In order to work, the joke relies on the same idea in operation when people use the phrase “________ whore” to indicate someone’s enthusiasm for a subject, in place of something like admirer, devotee, hound, or fanatic. I’ve got some complicated thoughts on the word whore, but I’ll sideline that issue for now, because the relevant point at the moment is that it’s an undeniably sexual term being applied to a nonsexual context.
It’s part of a pattern that habituates us to thinking of all happiness in terms of sexual roots or parallels, as if pleasure is inherently sexual. That, or we draw on sexual analogies as a means of indicating the strength of the feeling, even though the existence of all these usages and examples themselves prove that sexual pleasure is not the exclusive domain of positive intensity. At some point I gained the impression that people aren’t even using the porn metaphor ironically anymore, with the term “food porn” gaining acceptance as nothing more than appropriate terminology for a particular category of images.
It’s not hard to understand why we do this. We have insufficient vocabulary for conveying strong or unique forms of visceral satisfaction, so we make do with whatever seems closest. You could also argue that it has something to do with the evolution of media and this particular point in technological history with the recent facilitation of rapid distribution of images, but that’s a discussion for another day. Regardless, the English language has a deficiency in this area, and people are working to make it adapt to their needs and fill in the gaps.
So it’s the product of a real and valid problem. Still, this solution has undesirable implications. Using sexual labels such as (blank) porn and (blank) whore to indicate what subjects we fancy and what makes us happy is a practice that posits sex as central to human happiness. For some people, perhaps sex is the pinnacle of achievable pleasure, but that’s not the only conceivable means of experiencing happiness. Nor is it the best gauge of happiness, the purest form of happiness, or a universally desired/appreciated experience. When we describe nonsexual satisfaction in terms of sex, we communicate that sexuality is the underlying basis for any kind of pleasure.
But there are ways for things to be good or enjoyable without being sexy. There are nonsexual kinds of pleasure. There are all manner of forms of happiness that don’t come from sex. When you sexualize all human happiness, those are the statements you’re arguing against.
This is a relevant issue because of the way many people’s initial reactions to asexuality and celibacy* include assumptions that sex is necessary to happiness and that either of these, by nature, inhibits the capacity to lead a happy life. In order to counter that idea, we have to affirm the existence of nonsexual forms of happiness. Sexualizing all pleasure is an obstacle to that.
*These two are not the same thing. Just a note in case you’re new here. Go look into it.

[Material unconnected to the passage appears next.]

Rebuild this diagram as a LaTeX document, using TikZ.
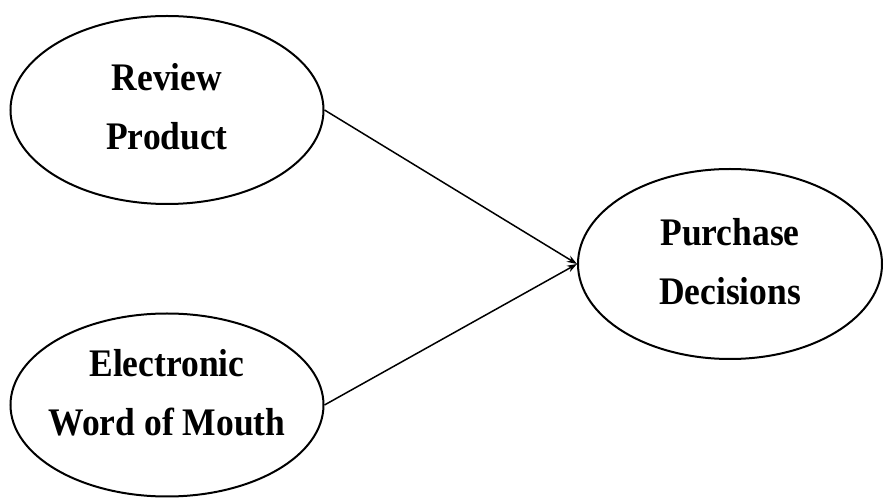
\documentclass[tikz,border=0pt]{standalone}
\usepackage{fontspec}
\usepackage{graphicx}
\setmainfont{Liberation Serif}
\usetikzlibrary{arrows.meta,shapes.geometric}
\newcommand\tallbox[1]{\scalebox{1}[1.1]{\begin{tabular}{@{}c@{}}#1\end{tabular}}}
\begin{document}
\begin{tikzpicture}[x=1pt,y=-1pt,
  oval/.style={draw=black, line width=2pt, ellipse, inner sep=0pt},
  txt/.style={align=center, inner sep=0pt, font=\fontsize{35.5}{53.5}\selectfont\bfseries},
  conn/.style={draw=black, line width=1.5pt, -{Stealth[length=10pt,width=7pt]}}]
\useasboundingbox (0,0) rectangle (884,502);
\node[oval, minimum width=313pt, minimum height=188pt] (rp) at (167,110) {};
\node[txt] (rpt) at (167,108) {\tallbox{Review\\Product}};
\node[oval, minimum width=313pt, minimum height=183pt] (ew) at (167,405) {};
\node[txt] (ewt) at (167,394) {\tallbox{Electronic\\Word of Mouth}};
\node[oval, minimum width=304pt, minimum height=190pt] (pd) at (730,264) {};
\node[txt] (pdt) at (730,263) {\tallbox{Purchase\\Decisions}};
\draw[conn] (rp.east) -- (pd.west);
\draw[conn] (ew.east) -- (pd.west);
\end{tikzpicture}
\end{document}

We shouldn’t have to compare things to sex in order to say we like them, and I would like to see us to form a vocabulary that celebrates nonsexual forms of pleasure, so that we, people of all orientations, don’t have to mischaracterize our experiences and use terms that are less accurate in order to talk about them.
Presumably, allosexual people can be happy even when they’re not having sex (or looking at sexy people). If that’s true, then that alone should be enough proof. However, it’s people on the asexual spectrum who need to hear this the most. There are many nonsexual pleasures in the world that are joyful, visceral, blissful, physical, and gut-level immediate. Being nonsexual does not make them less so, and the power of those experiences shouldn’t have to be likened to sex in order to be made legitimate.